If all of this gets me nowhere by the time in 25 I will either kill myself, become an alcoholic, or renounce my life and become a monk
>>
lol you need help. being suicidal over being a virgin is some serious mental issues. but honestly, just be more open and talk to people more. don't be so transparent when talking to women though. and being a pick up artist never works unless you're a douche or do it to someone that's desperate or dumb.
>>
>>17826439

I do have some psychological issues though I think

I had 3 years of intense paranoia and what I think was general anxiety disorder. Nightmares every night, I would always get shaky and paranoid. Often had panick attacks and rushes of fear.

That was when I was 16. About a couple years ago my anxiety slowly began to fade. It is pretty much gone now but I still go through waves of depression that lasts a few months or so.

My most recent phase of intense depression where I had not motivation or emotions ended about a week ago. It was also when I went out and because I felt normal again and met the girl.

I tried hanging myself with a towel the in the bathtub a couple weeks ago but I gave up.

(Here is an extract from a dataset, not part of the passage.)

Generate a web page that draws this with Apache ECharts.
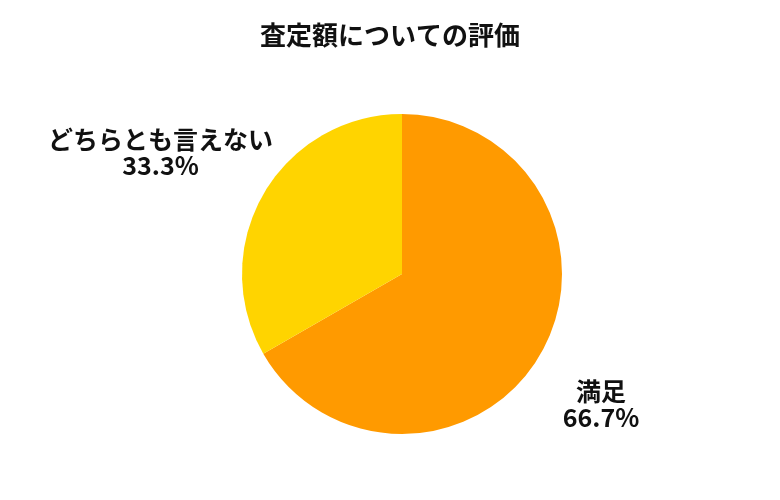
<!DOCTYPE html>
<html>
<head>
<meta charset="utf-8">
<script src="https://cdn.jsdelivr.net/npm/echarts@6/dist/echarts.min.js"></script>
<style>
html,body{margin:0;padding:0;background:#fff;}
#c{width:780px;height:500px;}
</style>
</head>
<body>
<div id="c"></div>
<script>
const titleText = '査定額についての評価';
const categories = ['満足', 'どちらとも言えない'];
const values = [66.7, 33.3];
const colors = ['#FF9A00', '#FFD400'];

const FONT = '"Noto Sans CJK JP", "Noto Sans", sans-serif';
const lineLens = [[100, 0], [82, 27]];
const shiftX = [-31, 0];

const chart = echarts.init(document.getElementById('c'), null, {renderer: 'canvas'});
chart.setOption({
  backgroundColor: '#fff',
  animation: false,
  title: {
    text: titleText,
    left: 'center',
    top: 17,
    textStyle: {fontFamily: FONT, fontSize: 26, fontWeight: 'bold', color: '#111'}
  },
  series: [{
    type: 'pie',
    center: [402, 274],
    radius: 160,
    startAngle: 90,
    clockwise: true,
    avoidLabelOverlap: false,
    label: {
      show: true,
      position: 'outside',
      formatter: p => p.name + '\n' + p.value.toFixed(1) + '%',
      fontFamily: FONT,
      fontSize: 25,
      fontWeight: 'bold',
      lineHeight: 26,
      color: '#111'
    },
    labelLine: {show: false},
    labelLayout: p => ({align: 'center', dx: shiftX[p.dataIndex]}),
    data: categories.map((n, i) => ({
      name: n,
      value: values[i],
      itemStyle: {color: colors[i]},
      labelLine: {show: false, length: lineLens[i][0], length2: lineLens[i][1]}
    }))
  }]
});
</script>
</body>
</html>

Im honestly a wreck i think.

Thats why im leaving university for a year to work and get my mind togather. Hopefully I can make some personal gains with women during that time too.
>>
>>17826429
They do exist. I love history, politics etc. and travelling, and reading is my favourite hobby. I don't believe I'm attractive though, but if I can think like that, then there must be some kind of girl who is good looking that does.